The first-ever San Sebastian Festival only lasted one day (the feast day) and was organized by one of the priests of the San José Church, which is located right on Calle San Sebastián in Old San Juan, in the 1950’s. However, the festival wouldn’t be popular until after a hiatus of about 20 years.
In the 1970’s, the San Sebastian Festival was kick-started once more and extended to a 4-day affair full of art, live mulato music, dancing, and mestizo food. People line up on balconies, bring their instruments, buy local crafts, and party until the wee hours of the morning. Think of it as the Puerto Rican Mardi Gras, but with a mix of African, Taíno Indian, and Spaniard traditions instead.
San Sebastian Festival: The Setup + Travel Tips
Nowadays, the typical SanSe (nickname of the festivities) setup is as follows:
– Each day of the San Sebastian Festival is divided in 2 parts: Day and night festivities. Most colorful parades, cabezudos, and costumes march down the cobblestone streets in the afternoon (approx. 5pm), making it the ideal time to bring the entire family. After sunset, college students start to pour in with their wonderful instruments, lighting up their streets with plena and bomba music and everyone walking by joins the party!
– After around 8 PM, the live (free!) concerts tend to begin. The common venue is Plaza Quinto Centenario, but may vary from year to year.
– Shopping may be done either during the day or night. However, vendors may rotate, so if you find something you like, buy it then.
– Along Calle San Sebastián and (mainly) El Cuartel de Ballajá, local artists and artisans sell their crafts and paintings, including jewelry, pottery, and handmade wooden sculptures. However, it is recommended you walk all over Old San Juan, as they may set shop anywhere they find a space!
– Drinking on the streets is usually permitted, but along certain perimeters. The police erect barricades and clearly mark the areas, so you shouldn’t worry. Needless to say, the specials are incredible and the atmosphere is extremely local.
– Concerts must end by 11pm.
– Bars must close by midnight.
– Noise-makers – Vuvuzelas and whistles are not permitted. Anyone using a vuvuzela will be fined $1000.
– Drones are not permitted.
The Department of Transportation (DTOP) is expecting more than half a million people to attend the festivities in Old San Juan over the four days. It is very highly recommended that you use public transportation versus trying to drive into Old San Juan, leave your car at home!!!
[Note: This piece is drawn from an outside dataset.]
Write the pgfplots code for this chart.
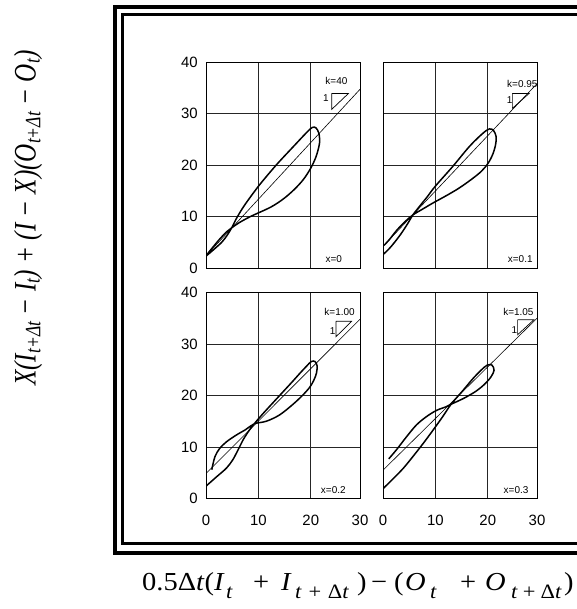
\documentclass[border=0pt]{standalone}
\usepackage{fontspec}
\setmainfont{Liberation Serif}
\newfontfamily\arial{Liberation Sans}
\usepackage{pgfplots}
\pgfplotsset{compat=1.18}

\tikzset{
  small/.style={font=\fontsize{10}{12}\arial, inner sep=0pt},
  xl/.style={anchor=base west, inner sep=0pt, font=\fontsize{26}{30}\selectfont},
  xs/.style={anchor=base west, inner sep=0pt, font=\fontsize{20.5}{24}\selectfont},
}
\newcommand{\wide}[1]{\scalebox{1.1}[1]{#1}}
\pgfplotsset{
  panel/.style={
    scale only axis, width=154bp, height=206bp,
    xmin=0, xmax=29.4, ymin=0, ymax=40,
    xtick={0,10,20,29.4}, xticklabels={0,10,20,30},
    ytick={0,10,20,30,40},
    grid=major, major grid style={black!85, line width=0.8bp},
    axis line style={black, line width=0.8bp},
    major tick length=0pt,
    tick label style={font=\fontsize{15}{17}\arial},
    yticklabel style={anchor=east, inner sep=0pt, xshift=-8bp},
    xticklabel style={anchor=north, inner sep=0pt, yshift=-16bp},
    clip mode=individual,
    /pgf/number format/assume math mode=true,
  },
  loopcurve/.style={black, line width=1.5bp, smooth, tension=0.55},
  fitline/.style={black, line width=0.6bp},
  tri/.style={black, line width=0.7bp},
}

\begin{document}
\begin{tikzpicture}
\useasboundingbox (0,0) rectangle (577bp,-609bp);

% double frame
\draw[line width=4bp] (114.7bp,-6.7bp) rectangle (600bp,-552.5bp);
\draw[line width=3.5bp] (122.3bp,-14.3bp) rectangle (600bp,-543.5bp);

% x = 0
\begin{axis}[panel, at={(206bp,-268bp)}, anchor=south west, xticklabels={}]
  \addplot[fitline] coordinates {(0,2.35) (29.4,34.7)};
  \addplot[loopcurve] coordinates {
    (0,2.3) (1.5,3.6) (3.0,5.0) (4.0,6.3) (4.9,7.8) (5.8,9.6) (7.1,11.8)
    (8.7,14.1) (10.5,16.5) (13.5,20.1) (16.7,23.6) (19.2,26.3) (20.3,27.3)
    (21.0,27.2) (21.5,26.3) (21.7,25.0) (21.6,23.8) (21.0,21.6) (20.0,19.4)
    (18.6,17.2) (16.8,15.2) (14.75,13.4) (12.5,11.9) (10.0,10.7) (8.5,10.0)
    (6.5,8.9) (4.9,7.8) (3.9,7.0) (2.6,5.6) (1.2,3.9) (0.1,2.5)};
  \addplot[tri] coordinates {(24.0,33.9) (27.2,33.9) (24.0,30.8) (24.0,33.9)};
  \node[small] at (axis cs:24.9,36.3) {k=40};
  \node[small] at (axis cs:22.9,33.0) {1};
  \node[small] at (axis cs:24.4,1.7) {x=0};
\end{axis}

% x = 0.1
\begin{axis}[panel, at={(383bp,-268bp)}, anchor=south west, xticklabels={}, yticklabels={}]
  \addplot[fitline] coordinates {(0,4.2) (29.4,35.8)};
  \addplot[loopcurve] coordinates {
    (0,2.6) (1.4,4.0) (3.2,6.3) (4.7,8.6) (5.7,10.3) (7.0,12.0) (8.5,13.9)
    (10.0,15.9) (13.3,19.7) (16.5,23.6) (19.0,26.1) (20.3,27.0) (21.1,26.7)
    (21.6,25.5) (21.5,24.0) (21.0,22.2) (20.1,20.4) (18.8,18.8) (17.0,17.3)
    (14.5,15.5) (12.0,14.0) (9.5,12.6) (7.5,11.4) (5.7,10.3) (4.2,9.0)
    (2.6,7.3) (1.2,5.5) (0.2,4.4)};
  \addplot[tri] coordinates {(24.7,33.9) (27.9,33.9) (24.7,31.0) (24.7,33.9)};
  \node[small] at (axis cs:26.6,35.7) {k=0.95};
  \node[small] at (axis cs:24.2,32.6) {1};
  \node[small] at (axis cs:26.2,1.7) {x=0.1};
\end{axis}

% x = 0.2
\begin{axis}[panel, at={(206bp,-498.5bp)}, anchor=south west]
  \addplot[fitline] coordinates {(0,4.85) (29.4,34.8)};
  \addplot[loopcurve] coordinates {
    (0,2.4) (2.0,4.2) (3.9,5.9) (5.1,7.5) (6.1,9.4) (7.2,11.6) (8.3,13.3)
    (9.2,14.5) (10.9,16.5) (12.7,18.5) (14.6,20.6) (16.5,22.7) (18.0,24.4)
    (19.2,25.7) (20.1,26.6) (20.8,26.6) (21.2,25.8) (21.1,24.4) (20.6,23.0)
    (19.8,21.6) (18.4,20.0) (16.5,18.2) (14.0,16.2) (11.5,15.0) (9.2,14.5)
    (7.6,13.4) (5.75,12.3) (3.9,11.0) (2.6,9.7) (1.7,8.1) (1.1,5.6)};
  \addplot[tri] coordinates {(24.8,34.4) (27.8,34.4) (24.8,31.4) (24.8,34.4)};
  \node[small] at (axis cs:25.5,36.2) {k=1.00};
  \node[small] at (axis cs:24.2,32.6) {1};
  \node[small] at (axis cs:24.3,1.6) {x=0.2};
\end{axis}

% x = 0.3
\begin{axis}[panel, at={(383bp,-498.5bp)}, anchor=south west, yticklabels={}]
  \addplot[fitline] coordinates {(0,5.5) (29.4,35.0)};
  \addplot[loopcurve] coordinates {
    (0,1.9) (2.0,3.9) (3.9,5.9) (5.75,8.2) (7.6,10.6) (9.5,13.2) (11.4,15.9)
    (13.0,18.3) (15.2,20.9) (17.1,23.2) (18.7,24.9) (19.9,25.9) (20.8,25.9)
    (21.2,24.9) (20.6,23.6) (19.4,22.2) (17.7,20.8) (15.5,19.5) (13.0,18.3)
    (12.0,17.8) (10.2,17.1) (8.3,15.9) (6.4,14.3) (4.5,12.0) (2.6,9.5)
    (1.1,7.7)};
  \addplot[tri] coordinates {(25.7,34.7) (28.8,34.7) (25.7,31.8) (25.7,34.7)};
  \node[small] at (axis cs:25.85,36.2) {k=1.05};
  \node[small] at (axis cs:25.1,32.7) {1};
  \node[small] at (axis cs:25.4,1.6) {x=0.3};
\end{axis}

% vertical axis title
\node[rotate=90, inner sep=0pt] at (28bp,-218bp)
  {\scalebox{0.9}[1.12]{\fontsize{28}{32}\selectfont\itshape
   X(I\textsubscript{t+Δt} − I\textsubscript{t}) + (I − X)(O\textsubscript{t+Δt} − O\textsubscript{t})}};

% horizontal axis title, set piece by piece
\node[xl] at (142bp,-590bp) {\wide{0.5Δ\textit{t}(}};
\node[xl] at (214bp,-590bp) {\wide{\textit{I}}};
\node[xs] at (226bp,-598bp) {\wide{\textit{t}}};
\node[xl] at (253bp,-590bp) {\wide{+}};
\node[xl] at (281bp,-590bp) {\wide{\textit{I}}};
\node[xs] at (295bp,-598bp) {\wide{\makebox[49bp][s]{\textit{t} + Δ\textit{t}}}};
\node[xl] at (357bp,-590bp) {\wide{)}};
\node[xl] at (371bp,-590bp) {\wide{−}};
\node[xl] at (394bp,-590bp) {\wide{(}};
\node[xl] at (405bp,-590bp) {\wide{\textit{O}}};
\node[xs] at (430bp,-598bp) {\wide{\textit{t}}};
\node[xl] at (460bp,-590bp) {\wide{+}};
\node[xl] at (485bp,-590bp) {\wide{\textit{O}}};
\node[xs] at (511bp,-598bp) {\wide{\makebox[46bp][s]{\textit{t} + Δ\textit{t}}}};
\node[xl] at (564bp,-590bp) {\wide{)}};
\end{tikzpicture}
\end{document}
Click on this Link for invormation on Public Transportation during the festival. he AMA buses and other Guaguas (multi person vans) will operate from the Sagrado Corazón station into Old San Juan from 3p until 10pm on Thursday and Friday, 9am until 10pm on Saturday, and from 9am until 9pm on Sunday. The AMA buses and guaguas will operate from Old San Juan to the Sagrado Corazón station until 1am on Thursday and Friday, until 2am on Saturday and 12 midnight on Sunday. The other buses and guaguas will operate similar hours.
At both Sagrado Corazon and Bithorn Stadium there will be parking at $5 per car, (which includes a round trip ticket for the driver). The bus transportation for the other passengers in the car will cost $1 RT. Taxis will also be there taking people for $5 pp.
The Tren Urbano will operate according to their regular hours.
There will be taxi service at the Convention Center for $5 pp. The parking there is $8 per car.
NOTE- ALL PUBLIC TRANSPORTATION VEHICLES (taxis, buses, guaguas) WILL DROP YOU OFF ON THE NORTH SIDE OF THE CAPITOL BUILDING> YOU HAVE TO WALK FROM THERE. For the way home- ALL TRANSPORT LEAVES FROM CONSTITUTION AVENUE, ON THE SOUTH SIDE OF THE CAPITOL BUILDING.
The ferry (Acuaexpreso) will operate from Cataño to Old San Juan (fee 50¢) from 6am on Thursday and Friday and starting at 8am on Saturday and Sunday. The ferries will operate from Old San Juan to Cataño until 1am on Thursday, until 2 am on Friday and Saturday, and until 12 midnight on Sunday.